Вильгельма выдворили из Кракова, а Ядвигу католическое духовенство подвергло
крепкой обработке. Ее настойчиво убеждали, что для блага Польши и Рима будет
лучше, если она выйдет замуж за литовца Ягайла и тем самым привлечет в лоно
истинной веры целую землю, простирающуюся к востоку от Польши. Ядвига наконец
согласилась.
После кое-каких колебаний согласился на такой брак и
Ягайло. Женившись на москвичке, он ведь ничего не приобрел бы — ни земли, ни
славы, да еще, глядишь, подпал бы под влияние своего тестя. А здесь сразу
получит и королевский титул, и целую Польшу под свою власть. Не задумываясь о
возможных последствиях поспешности, Ягайло в 1385 году заключил договор с Польшей,
известный как Кревская уния. По этой унии Ягайло обязывался креститься в
римскую веру, а также обратить в католицизм всех своих подданных.
Уния незамедлительно вызвала взрыв возмущения и в
Литве православной, и в Литве языческой. Ягайлу отказались подчиниться старшие
Ольгердовичи. Антипольское движение возглавил сын покойного Кейстута великий
князь Витовт. В 1386 году в Полоцке был схвачен своим единокровным братом
Скригайлом участник Куликовской битвы, пожилой уже князь Андрей Ольгердович.

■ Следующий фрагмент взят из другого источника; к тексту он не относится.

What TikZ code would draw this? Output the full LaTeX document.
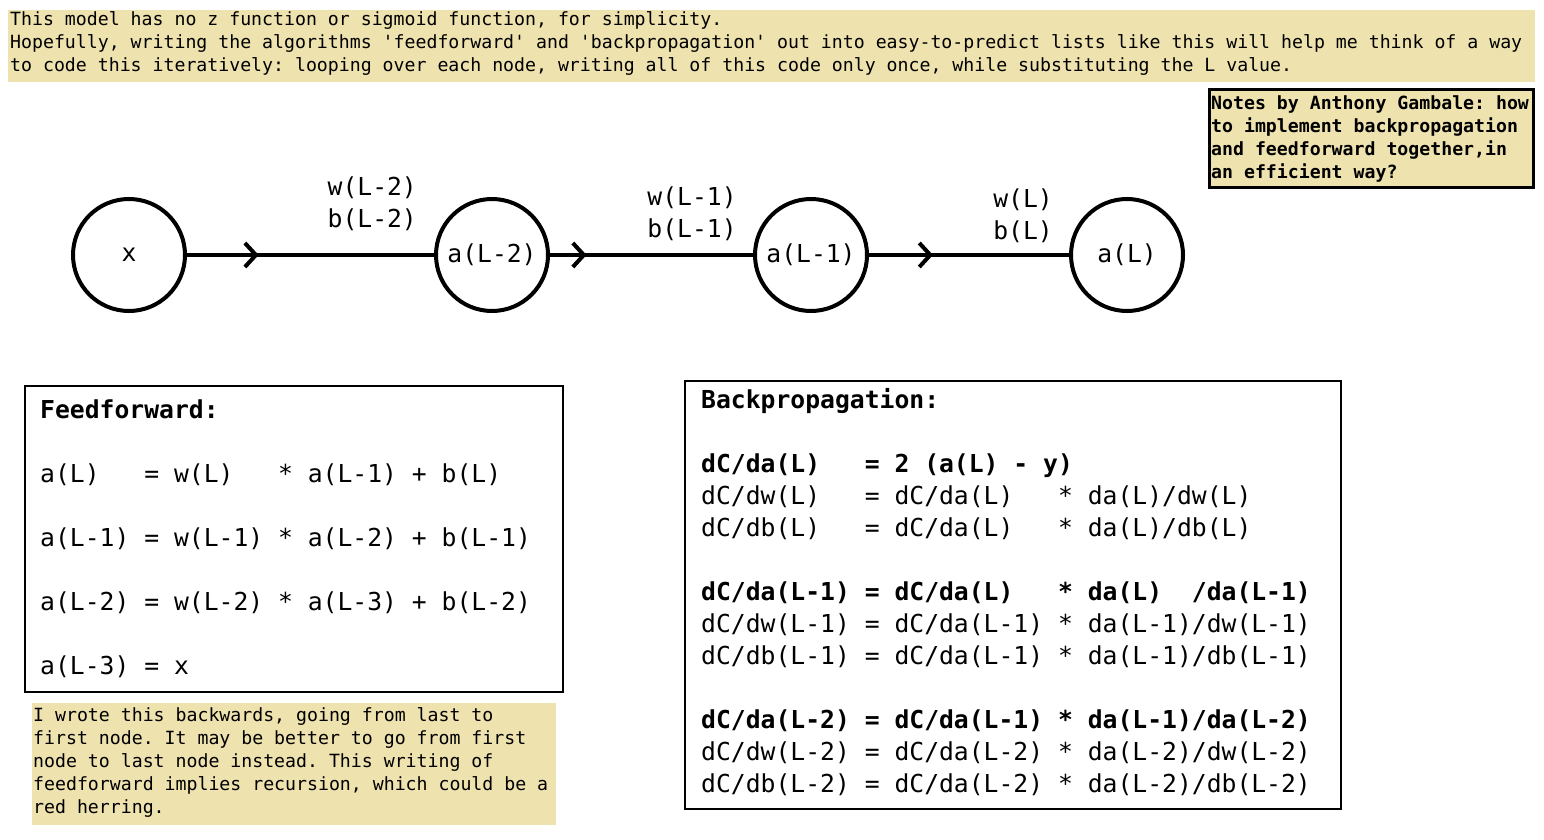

Этот противник Ягайла был посажен «в темной башне», где провел без солнечного
света и надежды на освобождение три года. Его все же выпустили, но в 1392 году,
пережив ненамного Дмитрия Донского, Андрей Полоцкий пал в битве при Ворскле,
где литовцы потерпели поражение от орды хана Тимур-Кутлуя. Тогда же погиб и
другой герой Куликова поля, другой Ольгердович — Дмитрий Брянский, он же
Трубчевский, от которого, по преданию, пошел род русских князей Трубецких.
Несмотря на неудачу в отношениях с Ягайлом, великий
князь московский завещает своим сыновьям всячески крепить добрососедские связи
с литовскими князьями, тяготеющими к православию, и старший его сын Василий,
заняв отчий престол, женится на дочери великого князя Витовта Софье.